GK: Chris Thile is with us, a recent recipient of a MacArthur Fellowship, the so-called genius award, the award you cannot apply for, it is bestowed on you like in a fairy tale, buckets of money for five years to squander any way you want and there are no requirements at all.
Chris is the fourth person I've known who got the MacArthur Fellowship and for the other three it was the beginning of the end, they sank into chronic depression and drug dependency and now they're living in group homes and trying to learn rudimentary social skills and learn how to take public transportation and have service-sector jobs and get their lives back on track, so I certainly wish Chris the very best. You look older, I must say. Older and tired.
CT: I am feeling fantastic. I've never felt better. Since I won the genius award, I learned Mandarin Chinese in two weeks. I'm golfing in the low 70s. I'm able to do the Saturday New York Times crossword in about 20 minutes. And ----- would you mind if I talked about sexual potency?

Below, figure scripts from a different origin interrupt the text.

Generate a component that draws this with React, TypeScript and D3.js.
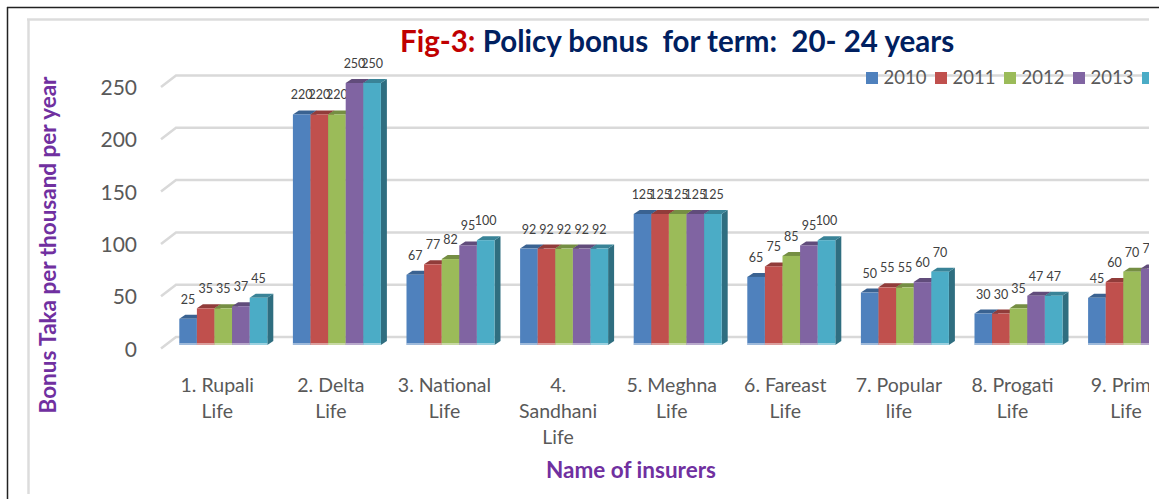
import React from "react";
import * as d3 from "d3";

const categoryLines = [
  ["1. Rupali", "Life"],
  ["2. Delta", "Life"],
  ["3. National", "Life"],
  ["4.", "Sandhani", "Life"],
  ["5. Meghna", "Life"],
  ["6. Fareast", "Life"],
  ["7. Popular", "life"],
  ["8. Progati", "Life"],
  ["9. Prime", "Life"],
];
const years = ["2010", "2011", "2012", "2013", "2014"];
const s2010 = [25, 220, 67, 92, 125, 65, 50, 30, 45];
const s2011 = [35, 220, 77, 92, 125, 75, 55, 30, 60];
const s2012 = [35, 220, 82, 92, 125, 85, 55, 35, 70];
const s2013 = [37, 250, 95, 92, 125, 95, 60, 47, 73];
const s2014 = [45, 250, 100, 92, 125, 100, 70, 47, 75];
const series = [s2010, s2011, s2012, s2013, s2014];
const yTicks = [0, 50, 100, 150, 200, 250];

const front = ["#4f81bd", "#c0504d", "#9bbb59", "#8064a2", "#4bacc6"];
const top = ["#3a6291", "#913c3a", "#758e43", "#614c7b", "#398397"];
const side = ["#34587f", "#803533", "#677d3b", "#55436c", "#2f6e80"];

const DX = 6;
const DY = 4;
const clipRight = 1149;
const font = "Lato, Carlito, 'Open Sans', sans-serif";
const gray = "#595959";

const x0 = d3
  .scaleBand<number>()
  .domain(d3.range(categoryLines.length))
  .range([179.3, 179.3 + 113.6 * 8 + 88])
  .paddingInner(1 - 88 / 113.6)
  .paddingOuter(0);
const x1 = d3.scaleBand<number>().domain(d3.range(5)).range([0, x0.bandwidth()]);
const yFront = d3.scaleLinear().domain([0, 250]).range([345, 83]);
const yBack = d3.scaleLinear().domain([0, 250]).range([337, 75.5]);

export default function App() {
  return (
    <svg
      width={1159}
      height={499}
      style={{ position: "absolute", left: 0, top: 0, background: "#fff", fontFamily: font }}
    >
      <defs>
        <clipPath id="plotClip">
          <rect x={0} y={0} width={clipRight} height={499} />
        </clipPath>
      </defs>
      <line x1={7} y1={7.5} x2={1159} y2={7.5} stroke="#222" strokeWidth={1.5} />
      <line x1={7.5} y1={7} x2={7.5} y2={499} stroke="#222" strokeWidth={1.5} />
      <line x1={27} y1={19.5} x2={clipRight} y2={19.5} stroke="#dcdcdc" strokeWidth={2.5} />
      <line x1={28.5} y1={19} x2={28.5} y2={494} stroke="#dcdcdc" strokeWidth={2.5} />

      <g clipPath="url(#plotClip)">
        {yTicks.map((t) => (
          <path
            key={t}
            d={`M161,${yBack(t) + 11.5}L176,${yBack(t)}H${clipRight}`}
            fill="none"
            stroke="#d9d9d9"
            strokeWidth={2.5}
          />
        ))}

        {categoryLines.map((_, c) => (
          <g key={c}>
            {series.map((vals, s) => {
              const v = vals[c];
              const x = (x0(c) as number) + (x1(s) as number);
              const w = x1.bandwidth();
              const yt = yFront(v);
              const yb = yFront(0);
              return (
                <g key={s}>
                  <path
                    d={`M${x + w},${yt}l${DX},${-DY}V${yb - DY}l${-DX},${DY}Z`}
                    fill={side[s]}
                  />
                  <path d={`M${x},${yt}l${DX},${-DY}h${w}l${-DX},${DY}Z`} fill={top[s]} />
                  <rect x={x} y={yt} width={w} height={yb - yt} fill={front[s]} />
                  <rect x={x} y={yb - 2} width={w} height={2.5} fill="#fff" opacity={0.45} />
                  {x + w / 2 - 8 < clipRight && (
                    <text
                      x={x + w / 2}
                      y={yt - 15}
                      textAnchor="middle"
                      fontSize={12.5}
                      fill="#404040"
                    >
                      {v}
                    </text>
                  )}
                </g>
              );
            })}
          </g>
        ))}

        {categoryLines.map((lines, c) => (
          <text key={c} textAnchor="middle" fontSize={19.5} fill={gray}>
            {lines.map((l, i) => (
              <tspan key={i} x={(x0(c) as number) + x0.bandwidth() / 2 - 6} y={391.5 + i * 26}>
                {l}
              </tspan>
            ))}
          </text>
        ))}

        {years.map((yr, i) => (
          <g key={yr}>
            <rect x={866 + i * 69} y={72} width={12} height={12} fill={front[i]} />
            {883.5 + i * 69 < clipRight && (
              <text x={883.5 + i * 69} y={83.5} fontSize={18.5} fill={gray}>
                {yr}
              </text>
            )}
          </g>
        ))}
      </g>

      {yTicks.map((t) => (
        <text key={t} x={137} y={yBack(t) + 19.5} textAnchor="end" fontSize={21} fill={gray}>
          {t}
        </text>
      ))}

      <text x={400} y={52} fontSize={29.5} fontWeight={700} style={{ whiteSpace: "pre" }}>
        <tspan fill="#c00000">Fig-3: </tspan>
        <tspan fill="#002060">{"Policy bonus  for term:  20- 24 years"}</tspan>
      </text>

      <text
        transform="translate(55.5,245) rotate(-90)"
        textAnchor="middle"
        fontSize={22.5}
        fontWeight={700}
        fill="#7030a0"
      >
        Bonus Taka per thousand per year
      </text>
      <text x={631} y={478} textAnchor="middle" fontSize={22.5} fontWeight={700} fill="#7030a0">
        Name of insurers
      </text>
    </svg>
  );
}
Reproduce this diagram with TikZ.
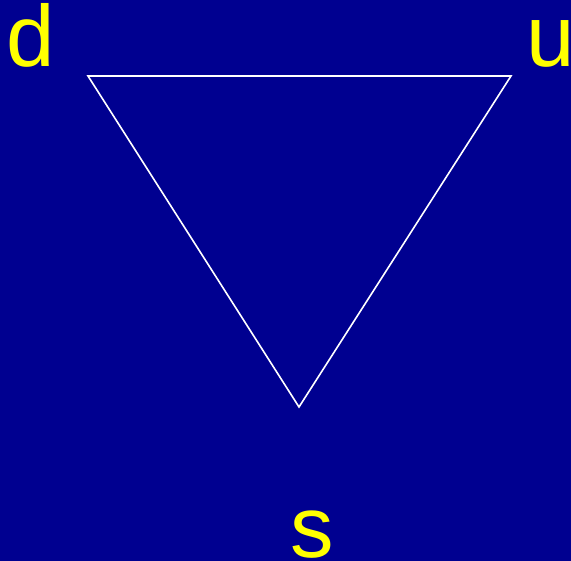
\documentclass[tikz,border=0pt]{standalone}
\usepackage{fontspec}
\setmainfont{Liberation Sans}
\definecolor{bgblue}{RGB}{0,0,144}
\definecolor{lblyellow}{RGB}{255,255,0}
\tikzset{
  lbl/.style={text=lblyellow, inner sep=0pt, anchor=base, font=\fontsize{87}{87}\selectfont},
  edge/.style={draw=white, line width=1.6pt, line join=miter}
}
\begin{document}
\begin{tikzpicture}[x=1pt,y=-1pt]
\fill[bgblue] (0,0) rectangle (571,561);
\useasboundingbox (0,0) rectangle (571,561);
\coordinate (D) at (88,76);
\coordinate (U) at (511,76);
\coordinate (S) at (299,407);
\draw[edge] (D) -- (U) -- (S) -- cycle;
\node[lbl] (dl) at (31,67) {d};
\node[lbl] (ul) at (551,67) {u};
\node[lbl] (sl) at (312,558) {s};
\end{tikzpicture}
\end{document}
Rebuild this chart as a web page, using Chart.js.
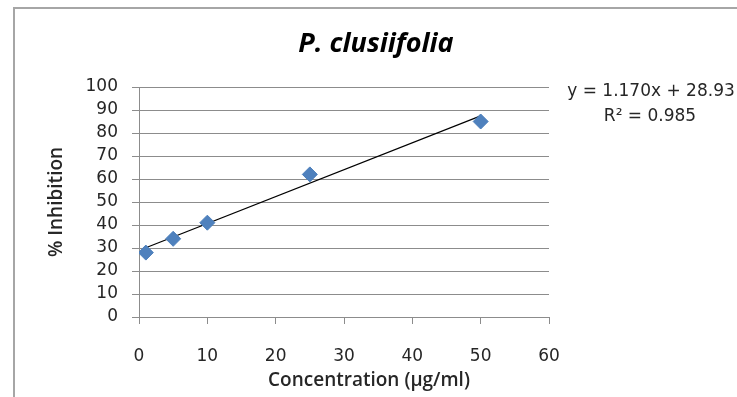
<!DOCTYPE html>
<html>
<head>
<meta charset="utf-8">
<script src="https://cdn.jsdelivr.net/npm/chart.js@4.4.1/dist/chart.umd.min.js"></script>
<style>
  html, body { margin: 0; padding: 0; background: #fff; }
</style>
</head>
<body>
<canvas id="inhibitionChart" width="737" height="397"></canvas>
<script>
// values
const concentration = [1, 5, 10, 25, 50];
const inhibition = [28, 34, 41, 62, 85];
const trendX = [1, 50];
const trendY = [30.1, 87.43];
const equationLines = ['y = 1.170x + 28.93', 'R² = 0.985'];
const chartTitle = 'P. clusiifolia';
const xTitle = 'Concentration (µg/ml)';
const yTitle = '% Inhibition';

const font = "'Open Sans', sans-serif";
const numFont = "'DejaVu Sans', sans-serif";
const gridGray = '#8c8c8c';
const textColor = '#262626';

const extras = {
    id: 'extras',
    beforeDraw(chart) {
        const ctx = chart.ctx;
        ctx.save();
        ctx.fillStyle = '#fff';
        ctx.fillRect(0, 0, chart.width, chart.height);
        // outer frame
        ctx.strokeStyle = '#a6a6a6';
        ctx.lineWidth = 2;
        ctx.beginPath();
        ctx.moveTo(14, 397);
        ctx.lineTo(14, 8);
        ctx.lineTo(737, 8);
        ctx.stroke();
        ctx.restore();
    },
    afterDraw(chart) {
        const ctx = chart.ctx;
        ctx.save();
        ctx.textAlign = 'center';
        ctx.textBaseline = 'middle';
        ctx.fillStyle = '#000';
        ctx.font = "italic bold 27px " + font;
        ctx.fillText(chartTitle, 376, 44);
        ctx.fillStyle = textColor;
        ctx.font = "600 19px " + font;
        ctx.fillText(xTitle, 369, 381);
        ctx.font = "17px " + numFont;
        ctx.fillText(equationLines[0], 651, 92);
        ctx.fillText(equationLines[1], 650, 117);
        ctx.restore();
    }
};

new Chart(document.getElementById('inhibitionChart'), {
    type: 'scatter',
    data: {
        datasets: [{
            label: 'data',
            data: concentration.map((x, i) => ({ x: x, y: inhibition[i] })),
            pointStyle: 'rectRot',
            pointRadius: 7.5,
            backgroundColor: '#4f81bd',
            borderColor: '#4a7ebb',
            borderWidth: 1,
            order: 1
        }, {
            type: 'line',
            label: 'trend',
            data: trendX.map((x, i) => ({ x: x, y: trendY[i] })),
            borderColor: '#000',
            borderWidth: 1.2,
            pointRadius: 0,
            order: 2
        }]
    },
    options: {
        responsive: false,
        devicePixelRatio: 1,
        animation: false,
        layout: { padding: { left: 14, right: 188, top: 87, bottom: 0 } },
        scales: {
            x: {
                type: 'linear',
                min: 0,
                max: 60,
                ticks: { stepSize: 10, padding: 22, autoSkip: false, maxRotation: 0, color: textColor, font: { family: numFont, size: 17 } },
                grid: { drawOnChartArea: false, tickLength: 7, color: gridGray },
                border: { color: gridGray },
                afterFit: s => { s.height = 80; }
            },
            y: {
                min: 0,
                max: 100,
                ticks: { stepSize: 10, padding: 14, autoSkip: false, color: textColor, font: { family: numFont, size: 17 } },
                grid: { tickLength: 7, color: gridGray },
                border: { color: gridGray },
                title: { display: true, text: yTitle, color: textColor, padding: { top: 31, bottom: 0 },
                         font: { family: font, size: 19, weight: '600', lineHeight: 1.2 } },
                afterFit: s => { s.width = 125; }
            }
        },
        plugins: {
            legend: { display: false },
            tooltip: { enabled: false },
            title: { display: false }
        }
    },
    plugins: [extras]
});
</script>
</body>
</html>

GK: You look drawn somehow, sallow, your color isn't good, you have some sort of a tremor.....
CT: You know, I was playing Bach's Mass in B Minor on the mandolin the other day and it suddenly occurred to me what Einstein meant about mass and energy being two forms of the same thing and I came up with a grand unified theory of the mandolin ---- it's a string theory ---- can I tell you about it? It only takes about fifteen minutes.
GK: You look tired. Take care of yourself, Chris. We're worried about you. Welcome to the show.